Un système politique à l’agonie

Pour saisir la dynamique politique et économique du Pérou, il faut remonter le fil chronologique aux années 90. Le pays se trouve alors aspiré dans une féroce spirale inflationnnaire, et est plongé dans la guerre civile contre la guérilla du Sentier Lumineux. Les péruviens veulent du changement et de la stabilité. Ils portent, contre toute attente, Alberto Fujimori à la présidence du Pérou. Celui-ci va se livrer à une guerre sans merci contre les groupes insurrectionnels, et parallèlement opérer une thérapie de choc économique d’une extrême violence qui placera le Pérou sur les rails du néolibéralisme. Afin de contourner un parlement un peu trop soucieux à son gout de la défense des Droits de l’Homme et réticent à libéraliser totalement l’économie, Fujimori va réaliser un « auto-coup d’État ». Le 5 avril 1992, il est écarté momentanément du pouvoir avant d’y être réinstallé avec la complicité de l’armée. Le parlement est fermé, et Fujimori, soutenu par l’élite économique péruvienne va avoir les coudées franches pour mener à bien ses réformes économiques libérales.

Le 31 décembre 1993, il fait promulguer une nouvelle constitution qui inscrit les principes du néolibéralisme dans le marbre de la charte suprême. L’État y est relégué au rôle de promoteur de l’entreprise privée. Les structures institutionnelles sont démantelées, au profit d’un clientélisme social qui aujourd’hui encore garde un certain impact. Les opposants sont systématiquement traités comme des terroristes, dans le contexte difficile de la guerre civile, et poursuivis. De nombreuses privatisations se succèdent, et la porosité entre la haute fonction publique et le secteur privé va ériger en système de gigantesques réseaux de corruption.

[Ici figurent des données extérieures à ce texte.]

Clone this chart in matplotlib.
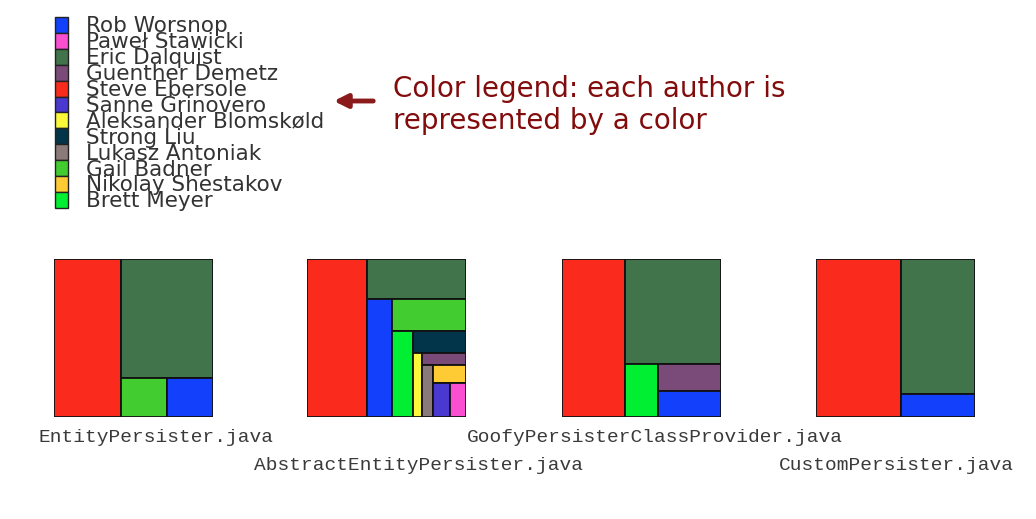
import matplotlib.pyplot as plt
from matplotlib.patches import Rectangle

# authors and colors (legend order)
authors = ['Rob Worsnop', 'Paweł Stawicki', 'Eric Dalquist', 'Guenther Demetz',
           'Steve Ebersole', 'Sanne Grinovero', 'Aleksander Blomskøld', 'Strong Liu',
           'Lukasz Antoniak', 'Gail Badner', 'Nikolay Shestakov', 'Brett Meyer']
colors = ['#1340fb', '#fb4fd2', '#41744a', '#7a4a78',
          '#fa2a1c', '#4a38d0', '#fbf73a', '#03354a',
          '#8a7a78', '#42cc30', '#fecb35', '#00ef32']
color_of = dict(zip(authors, colors))

# share of each file per author (percent), in layout order
files = ['EntityPersister.java', 'AbstractEntityPersister.java',
         'GoofyPersisterClassProvider.java', 'CustomPersister.java']

entity_authors = ['Steve Ebersole', 'Eric Dalquist', 'Gail Badner', 'Rob Worsnop']
entity_values = [42.0, 43.7, 7.15, 7.15]

abstract_authors = ['Steve Ebersole', 'Eric Dalquist', 'Rob Worsnop', 'Gail Badner',
                    'Brett Meyer', 'Strong Liu', 'Aleksander Blomskøld', 'Guenther Demetz',
                    'Lukasz Antoniak', 'Nikolay Shestakov', 'Sanne Grinovero', 'Paweł Stawicki']
abstract_values = [38.1, 15.7, 11.6, 9.5, 7.1, 4.7, 2.3, 2.1, 2.4, 2.4, 2.2, 2.2]

goofy_authors = ['Steve Ebersole', 'Eric Dalquist', 'Brett Meyer', 'Guenther Demetz', 'Rob Worsnop']
goofy_values = [39.9, 40.0, 6.8, 6.8, 6.6]

custom_authors = ['Steve Ebersole', 'Eric Dalquist', 'Rob Worsnop']
custom_values = [53.2, 40.0, 6.8]

file_authors = [entity_authors, abstract_authors, goofy_authors, custom_authors]
file_values = [entity_values, abstract_values, goofy_values, custom_values]


def strip_layout(values):
    # alternate: vertical strip on the left, horizontal strip on top, ...
    x, y, w, h = 0.0, 0.0, 1.0, 1.0
    rects = []
    for i, v in enumerate(values):
        rest = sum(values[i:])
        if i == len(values) - 1:
            rects.append((x, y, w, h))
            break
        frac = v / rest
        if i % 2 == 0:
            cw = w * frac
            rects.append((x, y, cw, h))
            x += cw
            w -= cw
        else:
            ch = h * frac
            rects.append((x, y, w, ch))
            y += ch
            h -= ch
    return rects


fig = plt.figure(figsize=(10.36, 5.19), dpi=100)

# overlay in pixel coordinates for legend, note and labels
ov = fig.add_axes([0, 0, 1, 1])
ov.set_xlim(0, 1036)
ov.set_ylim(519, 0)
ov.axis('off')

row_h = 15.9
for i, name in enumerate(authors):
    top = 17 + i * row_h
    ov.add_patch(Rectangle((55, top), 13, row_h, facecolor=colors[i],
                           edgecolor='#222222', lw=1))
    ov.text(86, top + row_h - 0.5, name, fontsize=15.5, color='#333333',
            va='baseline', ha='left', family='DejaVu Sans')

ov.annotate('', xy=(331, 101), xytext=(376, 101),
            arrowprops=dict(arrowstyle='-|>', color='#8b1a1a', lw=3.5,
                            mutation_scale=20))
ov.text(393, 105, 'Color legend: each author is\nrepresented by a color',
        fontsize=20, color='#820c0c', va='center', ha='left', linespacing=1.2)

# treemaps
box_left = [54, 307, 562, 816]
label_pos = [(38, 437), (254, 466), (467, 437), (779, 466)]
for k in range(4):
    ax = fig.add_axes([box_left[k] / 1036, 1 - 417 / 519, 159 / 1036, 158 / 519])
    ax.set_xlim(0, 1)
    ax.set_ylim(1, 0)
    ax.axis('off')
    for name, (rx, ry, rw, rh) in zip(file_authors[k], strip_layout(file_values[k])):
        ax.add_patch(Rectangle((rx, ry), rw, rh, facecolor=color_of[name],
                               edgecolor='#111111', lw=1.3))
    ov.text(label_pos[k][0], label_pos[k][1], files[k], fontsize=14,
            family='Liberation Mono', color='#3a3a3a', va='center', ha='left')

fig.savefig('out.png', dpi=100)
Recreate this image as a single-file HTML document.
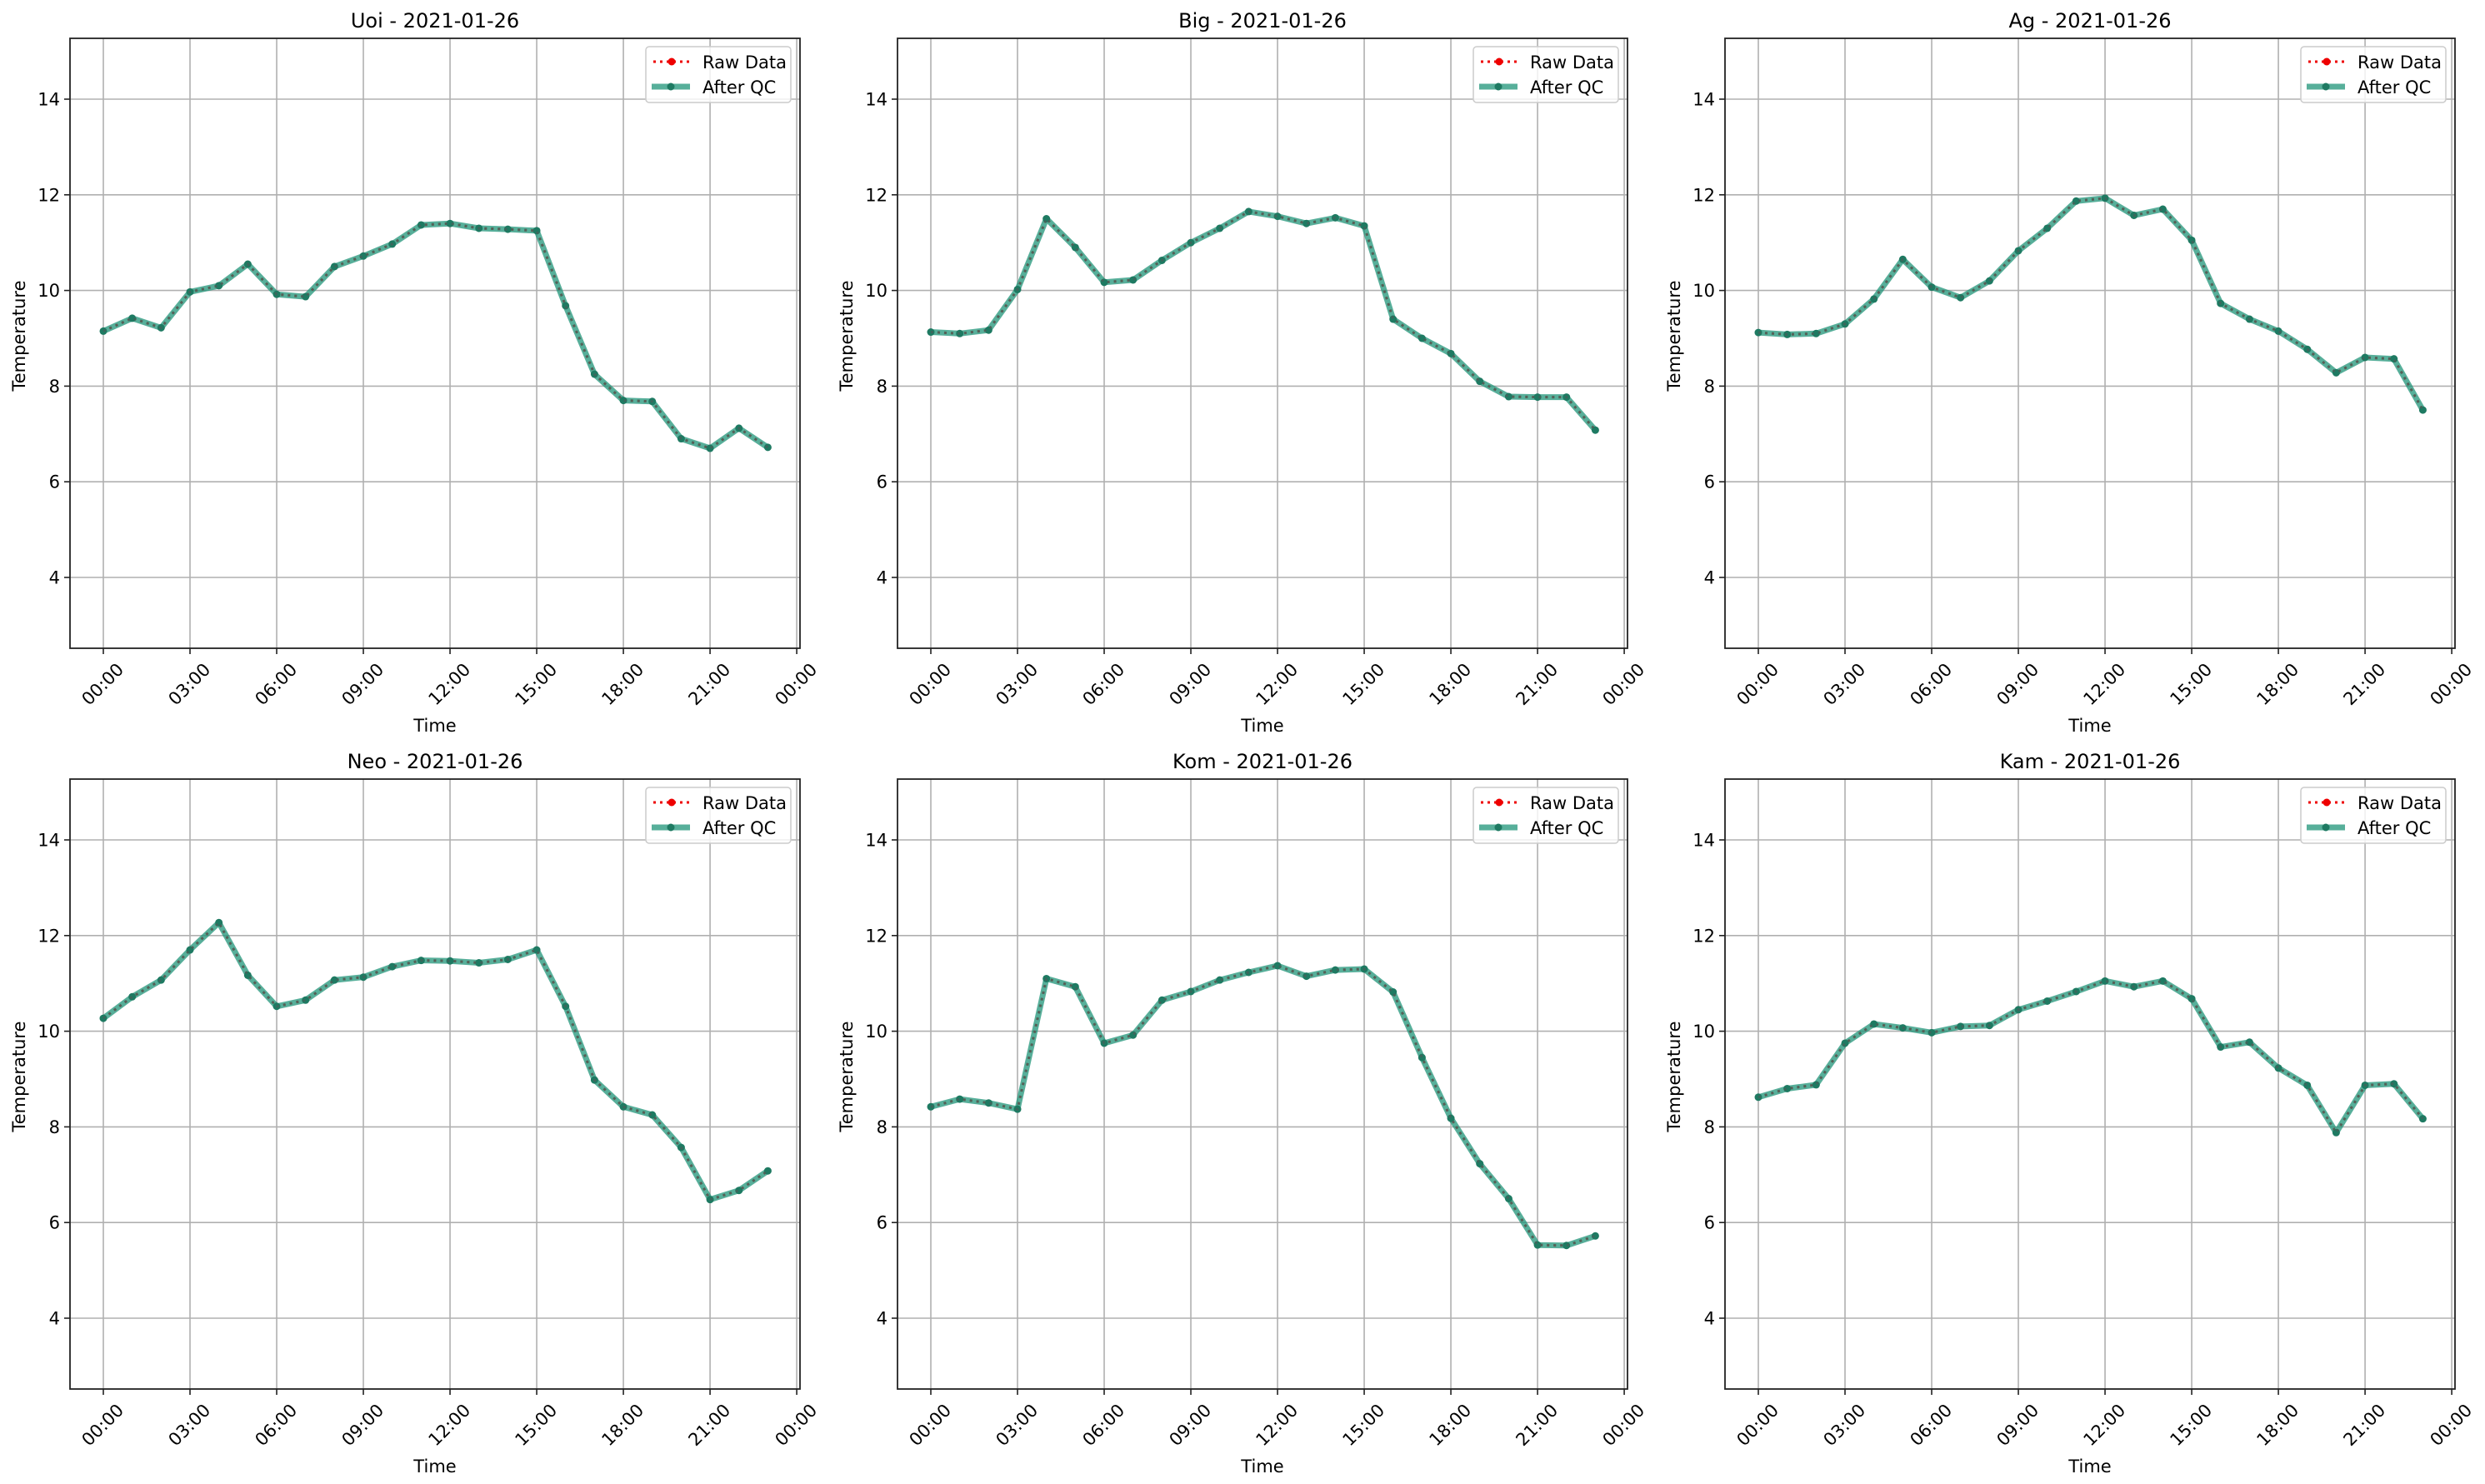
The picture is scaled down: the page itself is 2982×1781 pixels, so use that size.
<!DOCTYPE html>
<html><head><meta charset="utf-8"><style>
html,body{margin:0;padding:0;background:#fff}
svg{display:block;font-family:"DejaVu Sans","Liberation Sans",sans-serif}
</style></head><body>
<svg id="s" width="2982" height="1781" xmlns="http://www.w3.org/2000/svg"></svg>
<script>
const D={
"Uoi":[9.15,9.42,9.22,9.97,10.1,10.55,9.92,9.87,10.5,10.72,10.97,11.37,11.4,11.3,11.28,11.25,9.68,8.25,7.7,7.68,6.9,6.7,7.12,6.72],
"Big":[9.13,9.1,9.17,10.02,11.5,10.9,10.17,10.22,10.63,11.0,11.3,11.65,11.55,11.4,11.52,11.35,9.4,9.0,8.68,8.1,7.78,7.77,7.77,7.08],
"Ag":[9.12,9.08,9.1,9.3,9.82,10.65,10.07,9.85,10.2,10.83,11.3,11.87,11.93,11.57,11.7,11.05,9.73,9.4,9.15,8.77,8.28,8.6,8.57,7.5],
"Neo":[10.27,10.72,11.07,11.7,12.27,11.17,10.52,10.65,11.07,11.13,11.35,11.48,11.47,11.43,11.5,11.7,10.52,8.98,8.42,8.25,7.57,6.48,6.67,7.08],
"Kom":[8.42,8.58,8.5,8.37,11.1,10.93,9.75,9.92,10.65,10.83,11.07,11.23,11.37,11.15,11.28,11.3,10.82,9.45,8.18,7.23,6.5,5.53,5.52,5.72],
"Kam":[8.62,8.8,8.88,9.75,10.15,10.07,9.97,10.1,10.12,10.45,10.63,10.83,11.05,10.93,11.05,10.68,9.67,9.77,9.23,8.87,7.88,8.87,8.9,8.17]};
const names=Object.keys(D);let h='';
const W=876,H=732,lefts=[84,1077,2070],tops=[46,935];
names.forEach((n,i)=>{
 const L=lefts[i%3],T=tops[Math.floor(i/3)],R=L+W,B=T+H;
 const X=t=>L+40+t*34.67, Y=v=>T+73+(14-v)*57.4;
 // grid
 for(let k=0;k<=8;k++){const x=X(k*3);h+=`<line x1="${x}" y1="${T}" x2="${x}" y2="${B}" stroke="#b0b0b0" stroke-width="1.6"/><line x1="${x}" y1="${B}" x2="${x}" y2="${B+7}" stroke="#222" stroke-width="1.6"/>`;
  const lab=(k==8?'00':String(k*3).padStart(2,'0'))+':00';
  h+=`<text x="${x}" y="${B+44}" font-size="21" text-anchor="middle" dominant-baseline="middle" transform="rotate(-45 ${x} ${B+44})">${lab}</text>`;}
 for(let v=4;v<=14;v+=2){const y=Y(v);h+=`<line x1="${L}" y1="${y}" x2="${R}" y2="${y}" stroke="#b0b0b0" stroke-width="1.6"/><line x1="${L-7}" y1="${y}" x2="${L}" y2="${y}" stroke="#222" stroke-width="1.6"/><text x="${L-12}" y="${y+7.5}" font-size="21" text-anchor="end">${v}</text>`;}
 const pts=D[n].map((v,t)=>X(t).toFixed(1)+','+Y(v).toFixed(1)).join(' ');
 h+=`<polyline points="${pts}" fill="none" stroke="#e00" stroke-width="3" stroke-dasharray="3,5"/>`;
 D[n].forEach((v,t)=>h+=`<circle cx="${X(t)}" cy="${Y(v)}" r="4" fill="#e00"/>`);
 h+=`<polyline points="${pts}" fill="none" stroke="#1f9478" stroke-opacity="0.75" stroke-width="7" stroke-linejoin="round"/>`;
 D[n].forEach((v,t)=>h+=`<circle cx="${X(t)}" cy="${Y(v)}" r="4.5" fill="#1e7a62"/>`);
 h+=`<polyline points="${pts}" fill="none" stroke="#555" stroke-opacity="0.55" stroke-width="3" stroke-dasharray="3,5"/>`;
 h+=`<rect x="${L}" y="${T}" width="${W}" height="${H}" fill="none" stroke="#222" stroke-width="1.8"/>`;
 h+=`<text x="${L+W/2}" y="${T-13}" font-size="24" text-anchor="middle">${n} - 2021-01-26</text>`;
 h+=`<text x="${L+W/2}" y="${B+100}" font-size="21" text-anchor="middle">Time</text>`;
 h+=`<text x="0" y="0" font-size="21" text-anchor="middle" transform="translate(${L-54} ${T+H/2-9}) rotate(-90)">Temperature</text>`;
 // legend
 const lx=R-185,ly=T+10;
 h+=`<rect x="${lx}" y="${ly}" width="174" height="67" rx="4" fill="#fff" fill-opacity="0.8" stroke="#ccc" stroke-width="1.5"/>`;
 h+=`<line x1="${lx+9}" y1="${ly+18}" x2="${lx+53}" y2="${ly+18}" stroke="#e00" stroke-width="3" stroke-dasharray="3,5"/><circle cx="${lx+31}" cy="${ly+18}" r="4.5" fill="#e00"/>`;
 h+=`<text x="${lx+68}" y="${ly+26}" font-size="21">Raw Data</text>`;
 h+=`<line x1="${lx+7}" y1="${ly+48}" x2="${lx+53}" y2="${ly+48}" stroke="#1f9478" stroke-opacity="0.75" stroke-width="7"/><circle cx="${lx+30}" cy="${ly+48}" r="4.5" fill="#1e7a62"/>`;
 h+=`<text x="${lx+68}" y="${ly+56}" font-size="21">After QC</text>`;
});
document.getElementById('s').innerHTML=h;
</script>
</body></html>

Lorsque Fujimori est écarté du pouvoir en 2000, le système qu’il a contribué à mettre en place lui succède. Tous les présidents depuis la chute du dictateur néolibéral ont été accusés de corruption, emprisonnées ou en passe de l’être.

De destitutions pour corruption en passant par des coups d’État institutionnel, le pays andin a connu pas moins de cinq présidents depuis 2016. Pas besoin d’être un spécialiste pour constater qu’il y a quelque chose de pourri au royaume des Incas.

Cette instabilité permanente a conduit à une véritable défiance dans le monde politique. Tour à tour perçu comme corrompus ou intrigants, les politiciens péruviens peinent à avoir la cote au sein de la population. C’est même une constante. Depuis le quartier populaire d’El Proceso perché en haut des montagnes du nord de Lima au riche district de Miraflores, les nombreuses personnes que nous avons rencontrés lors de la période précédant le premier tour font le même constat de méfiance envers une classe politique qui les a trop souvent trahis.

Les conséquences de la pandémie de Covid-19 sont venues se superposer à cette défiance. Elles ont mis à jour les contradictions d’un modèle politique et économique à bout de souffle, générateur d’inégalités sociales et territoriales : pas d’accès au soin, déficit abyssale de lit de réanimation dans les maigres restes du système public de santé, pénurie d’oxygène -ce qui a conduit trois gouverneurs régionaux à implorer de l’aide…au président vénézuélien Nicolas Maduro.